A survey of its members taken in June by Weld Australia points to “a severe shortage” of skilled welders leading to fabrication work being turned down, with local content and sustainability also high on the agenda.
Weld Australia – representing welding professionals and companies in the nation – received responses from “approximately 140 companies” to its 2022 Member Survey.
The top concern cited by 64 per cent of senior managers was a lack of skilled staff in an extremely constrained recruitment market, consistent with estimates that 70,000 additional welders will be needed by the end of the decade.
“With a considerable volume of work being onshored in the wake of international supply chain disruptions, most Australian fabrication companies are so strapped for skilled welders that they are working at anywhere between 30 [per cent] and 50 [per cent] of their full capacity,” said Weld Australia CEO Geoff Crittenden in a statement on Tuesday.
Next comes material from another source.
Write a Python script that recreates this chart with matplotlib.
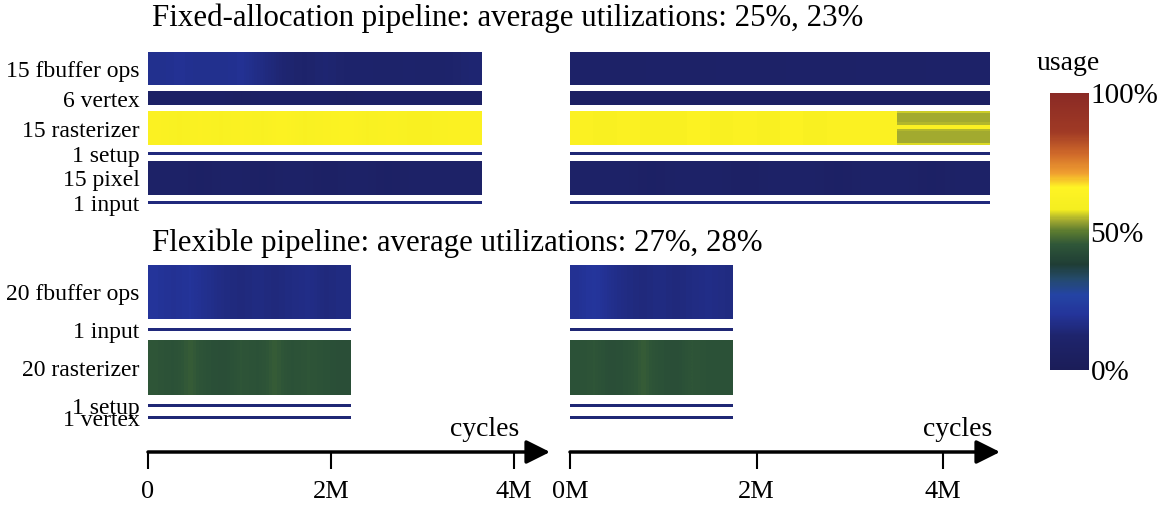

“They are being forced to turn down jobs because they simply don’t have the manpower to complete the work. This is having a major impact on production and causing delays throughout downstream industries including building and construction, mining, oil and gas, and manufacturing,”
Forty-seven per cent of respondents said they had a pipeline of work extending six months ahead or longer. This is compared to the 2020 survey results, where 28 per cent said their pipeline was shorter than a month, 19 per cent answered one month, and 16 per cent said two months.